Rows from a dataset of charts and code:
━━━━━━━━━━━━━━━━━━━━━━━━━━━━━━
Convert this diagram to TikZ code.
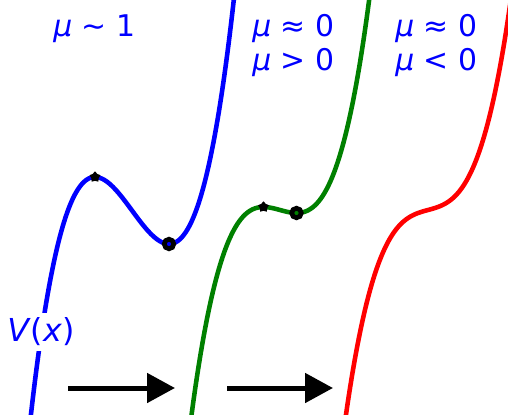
\documentclass[tikz,border=0pt]{standalone}
\usepackage{fontspec}
\setmainfont{DejaVu Sans}
\usetikzlibrary{arrows.meta, shapes.geometric}

\begin{document}
\begin{tikzpicture}[x=0.02cm, y=0.02cm,
  potential/.style={line width=2.6pt, smooth, samples=160},
  peak/.style={star, star points=5, fill=black, inner sep=0pt, minimum size=0.23cm},
  well/.style={circle, draw=black, line width=0.095cm, inner sep=0pt, minimum size=0.19cm},
  flow/.style={line width=0.1cm, -{Triangle[length=0.56cm, width=0.58cm]}},
  lbl/.style={text=blue, inner sep=0pt, align=left, anchor=north west,
    font=\fontsize{17}{19.4}\selectfont}]
  \useasboundingbox (0,0) rectangle (508,414);

  % V = t^3/3 - mu t，三条曲线水平错开
  \begin{scope}
    \clip (0,0) rectangle (508,414);
    \draw[potential, blue]  plot[domain=-2.8:2.8] ({132+37*\x}, {203.5+50.25*(\x^3/3-\x)});
    \draw[potential, green!50!black] plot[domain=-2.5:2.5] ({280+37*\x}, {204+50.25*(\x^3/3-0.2*\x)});
    \draw[potential, red]   plot[domain=-2.3:2.3] ({428+37*\x}, {204+50.25*(\x^3/3+0.2*\x)});
  \end{scope}

  % 极值点
  \node[peak] (maxA) at (95,237) {};
  \node[well] (minA) at (169,170) {};
  \node[peak] (maxB) at (263.5,207) {};
  \node[well] (minB) at (296.5,201) {};

  % 箭头
  \coordinate (a1s) at (68,26);
  \coordinate (a1e) at (175,26);
  \coordinate (a2s) at (227,26);
  \coordinate (a2e) at (333,26);
  \draw[flow] (a1s) -- (a1e);
  \draw[flow] (a2s) -- (a2e);

  % 文字
  \node[lbl] (muA) at (53,400) {\textit{μ} ∼ 1};
  \node[lbl] (muB) at (252,400) {\textit{μ} ≈ 0\\\textit{μ} > 0};
  \node[lbl] (muC) at (395,400) {\textit{μ} ≈ 0\\\textit{μ} < 0};
  \node[text=blue, fill=white, inner sep=3pt, font=\fontsize{18}{20}\selectfont]
    (pot) at (41,82) {\textit{V}(\textit{x})};
\end{tikzpicture}
\end{document}
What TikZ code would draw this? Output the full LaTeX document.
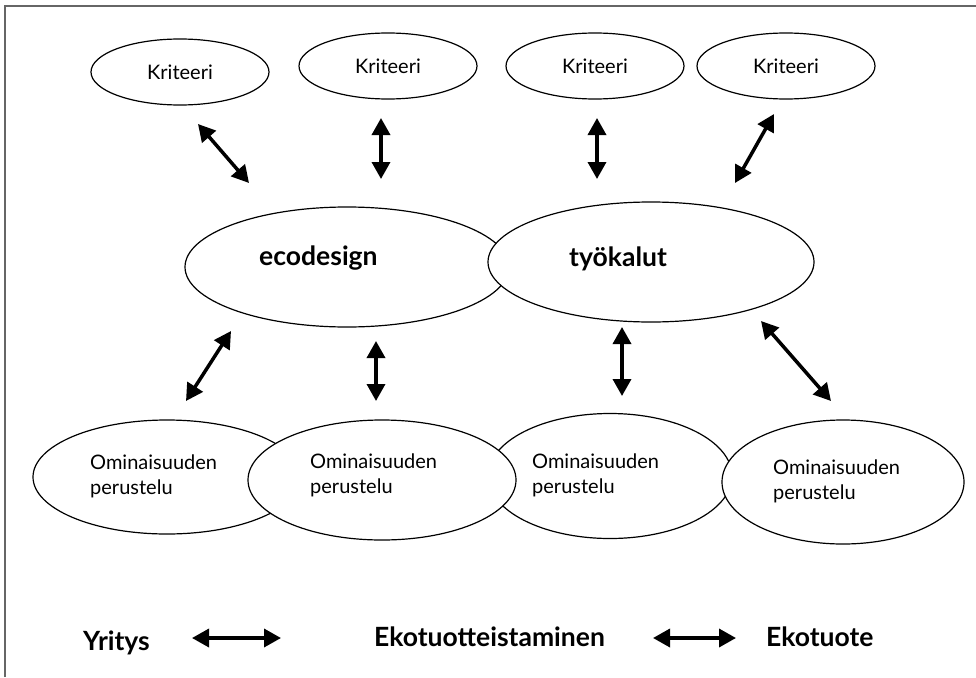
━━━━━━━━━━━━━━━━━━━━━━━━━━━━━━
Task instructions: Will you set down the records word for word while leaving out every picture?

Correct answer:
Convert this diagram to TikZ code.
\documentclass[tikz,border=0pt]{standalone}
\usepackage{fontspec}
\setmainfont{DejaVu Sans}
\usetikzlibrary{arrows.meta, shapes.geometric}

\begin{document}
\begin{tikzpicture}[x=0.02cm, y=0.02cm,
  potential/.style={line width=2.6pt, smooth, samples=160},
  peak/.style={star, star points=5, fill=black, inner sep=0pt, minimum size=0.23cm},
  well/.style={circle, draw=black, line width=0.095cm, inner sep=0pt, minimum size=0.19cm},
  flow/.style={line width=0.1cm, -{Triangle[length=0.56cm, width=0.58cm]}},
  lbl/.style={text=blue, inner sep=0pt, align=left, anchor=north west,
    font=\fontsize{17}{19.4}\selectfont}]
  \useasboundingbox (0,0) rectangle (508,414);

  % V = t^3/3 - mu t，三条曲线水平错开
  \begin{scope}
    \clip (0,0) rectangle (508,414);
    \draw[potential, blue]  plot[domain=-2.8:2.8] ({132+37*\x}, {203.5+50.25*(\x^3/3-\x)});
    \draw[potential, green!50!black] plot[domain=-2.5:2.5] ({280+37*\x}, {204+50.25*(\x^3/3-0.2*\x)});
    \draw[potential, red]   plot[domain=-2.3:2.3] ({428+37*\x}, {204+50.25*(\x^3/3+0.2*\x)});
  \end{scope}

  % 极值点
  \node[peak] (maxA) at (95,237) {};
  \node[well] (minA) at (169,170) {};
  \node[peak] (maxB) at (263.5,207) {};
  \node[well] (minB) at (296.5,201) {};

  % 箭头
  \coordinate (a1s) at (68,26);
  \coordinate (a1e) at (175,26);
  \coordinate (a2s) at (227,26);
  \coordinate (a2e) at (333,26);
  \draw[flow] (a1s) -- (a1e);
  \draw[flow] (a2s) -- (a2e);

  % 文字
  \node[lbl] (muA) at (53,400) {\textit{μ} ∼ 1};
  \node[lbl] (muB) at (252,400) {\textit{μ} ≈ 0\\\textit{μ} > 0};
  \node[lbl] (muC) at (395,400) {\textit{μ} ≈ 0\\\textit{μ} < 0};
  \node[text=blue, fill=white, inner sep=3pt, font=\fontsize{18}{20}\selectfont]
    (pot) at (41,82) {\textit{V}(\textit{x})};
\end{tikzpicture}
\end{document}
What TikZ code would draw this? Output the full LaTeX document.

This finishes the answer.